> EXERCISE PROMPT
Tell how many lines have the string "script" in them, and write nothing besides the number.

>> start

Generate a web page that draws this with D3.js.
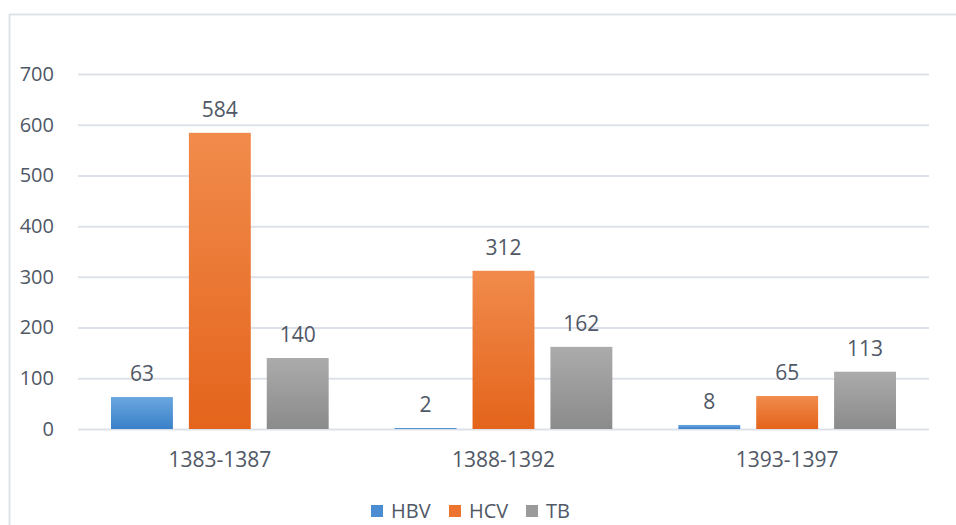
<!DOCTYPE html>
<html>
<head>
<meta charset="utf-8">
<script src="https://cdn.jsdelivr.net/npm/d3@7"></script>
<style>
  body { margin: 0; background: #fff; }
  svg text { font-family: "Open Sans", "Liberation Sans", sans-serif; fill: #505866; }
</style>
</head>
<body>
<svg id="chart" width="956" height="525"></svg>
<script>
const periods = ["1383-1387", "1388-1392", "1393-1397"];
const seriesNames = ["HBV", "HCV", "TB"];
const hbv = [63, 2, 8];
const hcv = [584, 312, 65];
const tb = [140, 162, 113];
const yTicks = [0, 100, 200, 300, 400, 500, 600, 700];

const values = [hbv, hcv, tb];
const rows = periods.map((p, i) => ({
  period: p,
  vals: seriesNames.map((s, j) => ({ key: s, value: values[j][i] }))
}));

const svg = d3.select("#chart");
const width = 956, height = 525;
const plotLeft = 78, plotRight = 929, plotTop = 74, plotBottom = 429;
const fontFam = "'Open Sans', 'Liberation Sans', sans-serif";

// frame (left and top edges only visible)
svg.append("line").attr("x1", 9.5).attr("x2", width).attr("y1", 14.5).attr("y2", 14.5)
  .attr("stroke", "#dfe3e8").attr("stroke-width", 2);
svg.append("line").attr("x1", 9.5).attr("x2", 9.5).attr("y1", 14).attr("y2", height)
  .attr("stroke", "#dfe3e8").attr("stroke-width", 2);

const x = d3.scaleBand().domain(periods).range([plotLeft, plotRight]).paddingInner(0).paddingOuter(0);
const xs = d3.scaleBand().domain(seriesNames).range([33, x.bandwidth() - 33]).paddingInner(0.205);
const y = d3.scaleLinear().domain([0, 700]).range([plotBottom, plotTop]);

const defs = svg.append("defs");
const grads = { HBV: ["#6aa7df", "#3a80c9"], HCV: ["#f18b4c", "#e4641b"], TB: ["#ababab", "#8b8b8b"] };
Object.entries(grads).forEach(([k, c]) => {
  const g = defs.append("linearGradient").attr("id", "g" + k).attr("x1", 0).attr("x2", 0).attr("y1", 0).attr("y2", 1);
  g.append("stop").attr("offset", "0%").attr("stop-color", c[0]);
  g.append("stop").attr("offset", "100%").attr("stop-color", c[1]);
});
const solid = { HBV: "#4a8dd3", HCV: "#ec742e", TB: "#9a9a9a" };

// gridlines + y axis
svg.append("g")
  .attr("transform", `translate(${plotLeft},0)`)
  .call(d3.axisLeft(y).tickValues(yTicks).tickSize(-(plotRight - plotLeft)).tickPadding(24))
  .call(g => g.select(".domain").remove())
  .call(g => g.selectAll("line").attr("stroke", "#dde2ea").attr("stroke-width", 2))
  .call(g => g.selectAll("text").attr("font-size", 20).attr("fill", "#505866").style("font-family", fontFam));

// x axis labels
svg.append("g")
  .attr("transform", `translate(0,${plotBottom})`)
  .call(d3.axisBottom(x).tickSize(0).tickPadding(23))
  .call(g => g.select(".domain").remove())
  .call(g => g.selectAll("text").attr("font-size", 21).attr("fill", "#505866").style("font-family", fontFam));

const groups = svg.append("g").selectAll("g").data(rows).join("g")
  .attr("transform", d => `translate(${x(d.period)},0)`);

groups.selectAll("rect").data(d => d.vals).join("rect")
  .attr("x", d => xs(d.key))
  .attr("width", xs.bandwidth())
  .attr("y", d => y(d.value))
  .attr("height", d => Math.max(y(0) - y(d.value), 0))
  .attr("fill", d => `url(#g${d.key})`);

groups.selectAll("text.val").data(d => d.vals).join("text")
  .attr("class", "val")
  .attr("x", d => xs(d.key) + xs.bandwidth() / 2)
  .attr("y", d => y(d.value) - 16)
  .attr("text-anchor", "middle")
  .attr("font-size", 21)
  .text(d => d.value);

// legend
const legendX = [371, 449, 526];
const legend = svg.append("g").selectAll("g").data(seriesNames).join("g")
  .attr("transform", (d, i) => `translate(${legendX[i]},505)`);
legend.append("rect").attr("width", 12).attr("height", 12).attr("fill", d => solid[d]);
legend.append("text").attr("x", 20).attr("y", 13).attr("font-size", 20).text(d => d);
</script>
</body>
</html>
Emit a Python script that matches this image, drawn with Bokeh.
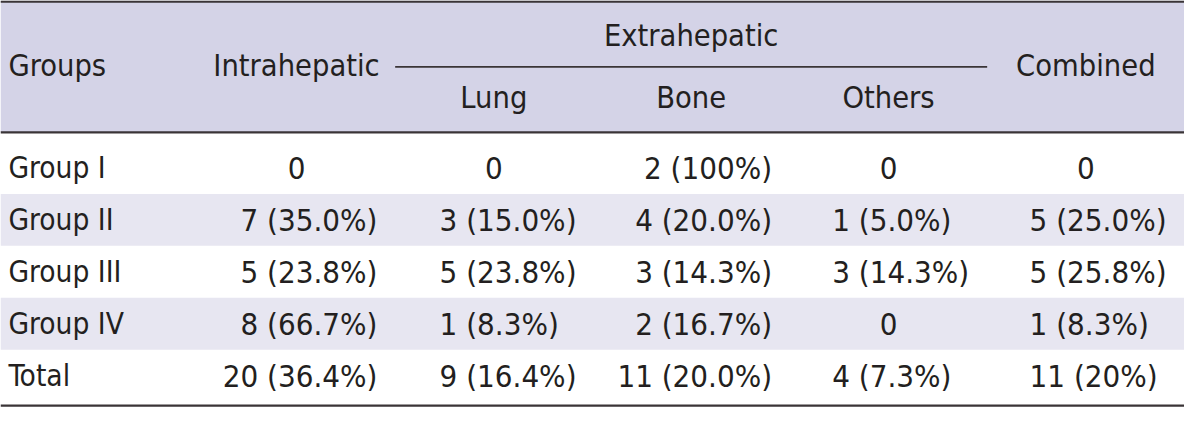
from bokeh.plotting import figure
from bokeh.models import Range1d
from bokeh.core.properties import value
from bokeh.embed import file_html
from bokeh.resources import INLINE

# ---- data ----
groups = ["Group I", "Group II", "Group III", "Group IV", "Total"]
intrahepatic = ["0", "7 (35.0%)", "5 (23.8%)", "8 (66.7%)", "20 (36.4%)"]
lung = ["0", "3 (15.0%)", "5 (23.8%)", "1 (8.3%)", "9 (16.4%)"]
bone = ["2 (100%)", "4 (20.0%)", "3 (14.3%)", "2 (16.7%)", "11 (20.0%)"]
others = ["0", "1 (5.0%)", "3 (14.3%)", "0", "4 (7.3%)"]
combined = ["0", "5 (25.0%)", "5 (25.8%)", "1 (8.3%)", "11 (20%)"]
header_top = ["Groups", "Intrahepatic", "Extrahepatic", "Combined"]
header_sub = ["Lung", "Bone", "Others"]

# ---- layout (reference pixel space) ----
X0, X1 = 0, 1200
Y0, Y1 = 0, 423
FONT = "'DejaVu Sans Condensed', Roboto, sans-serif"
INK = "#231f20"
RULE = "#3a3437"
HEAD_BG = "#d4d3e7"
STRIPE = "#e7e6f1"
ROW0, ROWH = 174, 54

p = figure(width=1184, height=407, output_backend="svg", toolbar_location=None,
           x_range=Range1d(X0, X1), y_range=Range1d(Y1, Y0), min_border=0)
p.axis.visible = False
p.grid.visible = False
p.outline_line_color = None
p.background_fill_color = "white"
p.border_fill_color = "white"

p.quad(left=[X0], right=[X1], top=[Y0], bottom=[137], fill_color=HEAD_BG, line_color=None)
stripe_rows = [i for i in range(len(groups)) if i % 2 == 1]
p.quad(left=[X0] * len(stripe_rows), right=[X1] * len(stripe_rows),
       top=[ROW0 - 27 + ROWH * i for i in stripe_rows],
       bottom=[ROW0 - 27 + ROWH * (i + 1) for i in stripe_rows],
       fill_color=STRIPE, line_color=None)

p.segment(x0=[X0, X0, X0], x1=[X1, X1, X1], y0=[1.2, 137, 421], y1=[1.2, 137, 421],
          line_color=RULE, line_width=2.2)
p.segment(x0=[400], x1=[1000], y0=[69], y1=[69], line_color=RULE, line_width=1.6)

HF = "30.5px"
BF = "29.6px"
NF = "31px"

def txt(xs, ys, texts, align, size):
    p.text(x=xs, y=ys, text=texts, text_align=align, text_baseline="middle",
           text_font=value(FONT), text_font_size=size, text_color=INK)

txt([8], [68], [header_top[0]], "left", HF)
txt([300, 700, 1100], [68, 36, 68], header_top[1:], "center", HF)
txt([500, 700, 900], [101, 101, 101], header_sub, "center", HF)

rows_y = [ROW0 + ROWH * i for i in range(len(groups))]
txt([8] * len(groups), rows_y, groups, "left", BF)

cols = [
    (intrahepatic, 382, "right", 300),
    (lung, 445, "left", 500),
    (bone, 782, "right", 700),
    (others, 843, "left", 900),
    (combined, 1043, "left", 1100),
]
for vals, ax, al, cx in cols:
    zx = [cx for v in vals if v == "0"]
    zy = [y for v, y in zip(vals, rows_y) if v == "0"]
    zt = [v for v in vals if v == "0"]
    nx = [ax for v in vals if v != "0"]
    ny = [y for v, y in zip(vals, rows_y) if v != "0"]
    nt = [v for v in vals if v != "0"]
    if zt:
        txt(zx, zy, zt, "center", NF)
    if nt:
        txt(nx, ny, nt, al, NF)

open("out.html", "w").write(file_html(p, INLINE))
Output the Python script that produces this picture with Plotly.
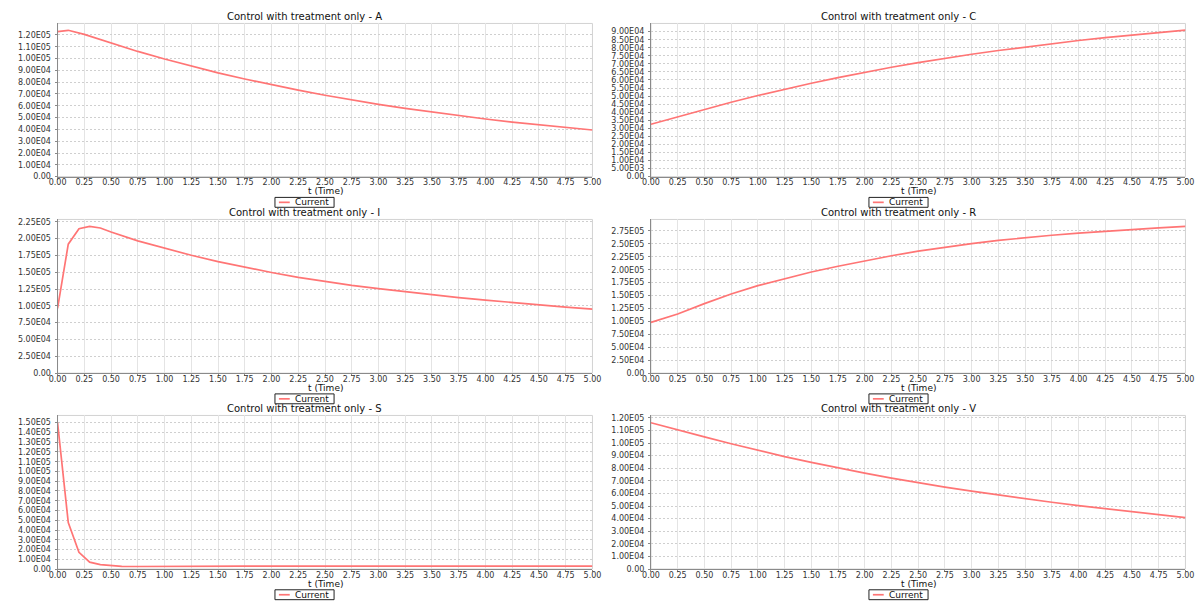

>> end

> THE COMPLETED TASK
5